Le syndrome neuro-oculaire lié au vol dans l'espace (dit SANS pour Spaceflight-Associated Neuro-ocular Syndrome) occupe aussi les chercheurs. Cette baisse de la vue serait due à des modifications de la pression et de la circulation sanguines aux niveaux cérébral et ophtalmique. Nous espérons prévenir la progression pour les spationautes mais aussi mieux comprendre le développement de certaines pathologies.
En dehors de ces pathologies, que nous a appris la médecine spatiale sur le corps humain ?
En 2018, de façon complètement inattendue, on a observé pour la première fois dans l'espace la première étape d’une thromboembolie veineuse (TEV). C’était impressionnant d’observer cette pathologie « de vieux » sur quelques astronautes jeunes et en bonne santé.

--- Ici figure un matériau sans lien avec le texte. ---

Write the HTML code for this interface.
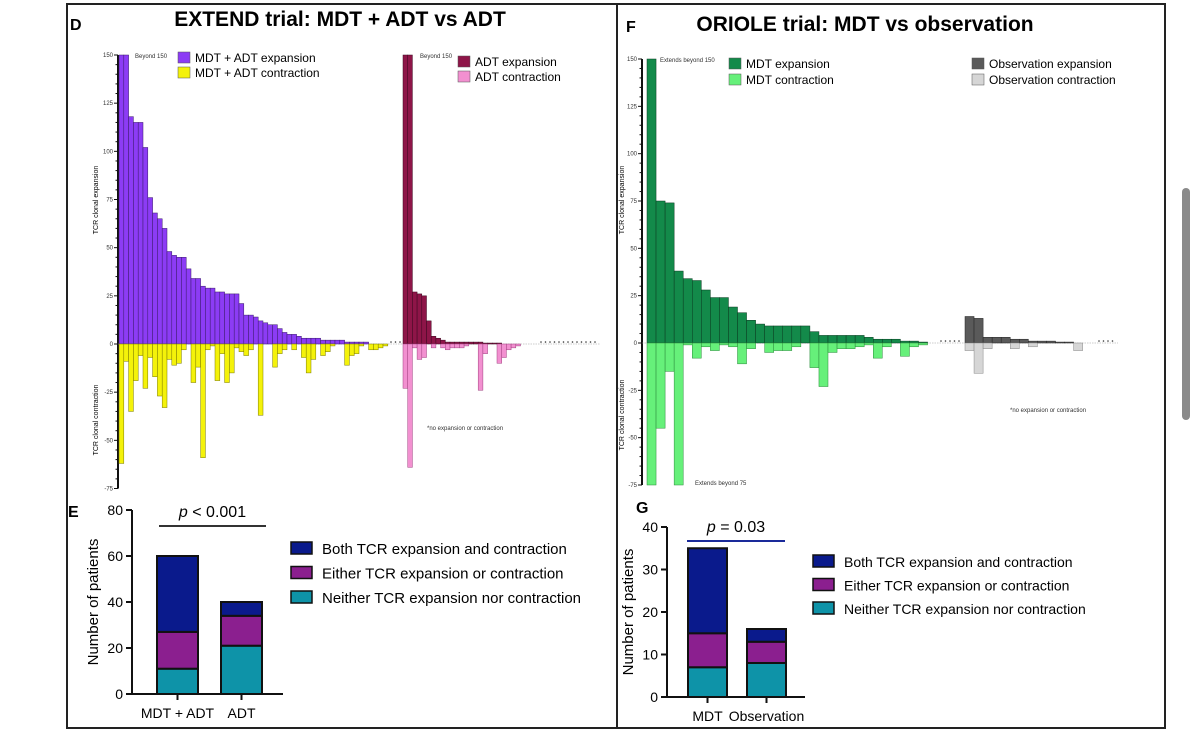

La cause n’est pas 100 % claire, un flux sanguin rétrograde dans les gros vaisseaux sanguins favoriserait la thrombose. Il y a eu un débat sur le traitement à suivre et s'il fallait évacuer. Si on prescrit des anticoagulants et que l'astronaute est blessé pendant l'atterrisage, il risque de ne pas être opérationnel pendant cette phase dynamique.
Plus généralement, nous comprenons mieux comment fonctionne le système musculaire en faisant du sport en impesanteur, comment le métabolisme humain s’adapte aux besoins dans l’environnement spatial, comment faire de la physiothérapie pendant la période de réhabilitation une fois que l’astronaute est rentré. La psychologie est aussi très importante. Grâce aux vols habités dans l’espace, on a progressé dans la connaissance de la psychologie humaine en condition d’isolement et de confinement (anxiété, dépression). On a aussi découvert l’effet « Overview », le choc cognitif et existentiel qui touche les astronautes lorsqu'ils voient la Terre de loin. Il pourrait être précieux pour entretenir le moral des troupes lors des missions longues.
Lors des missions vers Mars, quels seront les nouveaux défis ?
Tout d'abord, il faut relever les éventuels problèmes de santé inédits. Ensuite, il y a le challenge de l'accumulation : les problèmes sont les mêmes, mais à durée d'exposition beaucoup plus longue (effets de radiation, perte de masse musculaire et densité osseuse, effets psychologiques d’isolement). Et enfin, celui de l'autonomie : contrairement aux missions sur l'ISS, une équipe d’astronautes qui voyage vers Mars ne pourra pas être rapatriée d'urgence sur Terre. L'équipage disposera ainsi des moyens nécessaires pour faciliter une éventuelle opération. Opérer dans l’espace sera beaucoup plus difficile, des traitements conservateurs alternatifs seront préférés.
Pour les effets cancérogènes de la radiation solaire, on envisagerait, en guise de protection, d'équiper la navette spatiale de réservoirs d’eau autour de l'habitacle des astronautes. La Clinique spatiale de Toulouse (Medes) planche aussi sur des cocktails anti-oxydants (vitamines, huiles, etc.) à ingérer.
À quelles compétences médicales les astronautes sont-ils entraînés avant une longue mission ?
Dans chaque mission sur l'ISS, quelques astronautes sont formés comme Crew Medical Officers (CMO). Cette formation comprend des compétences de médecin urgentiste pour les premiers secours, comme suturer une blessure. Dans l’espace, il est beaucoup plus difficile de faire des compressions thoraciques, par exemple, car on ne peut pas utiliser son propre poids. Les astronautes sont formés à effectuer certains examens médicaux, tension intraoculaire par exemple. Ils sont aussi formés à faire de la recherche physiologique et biologique.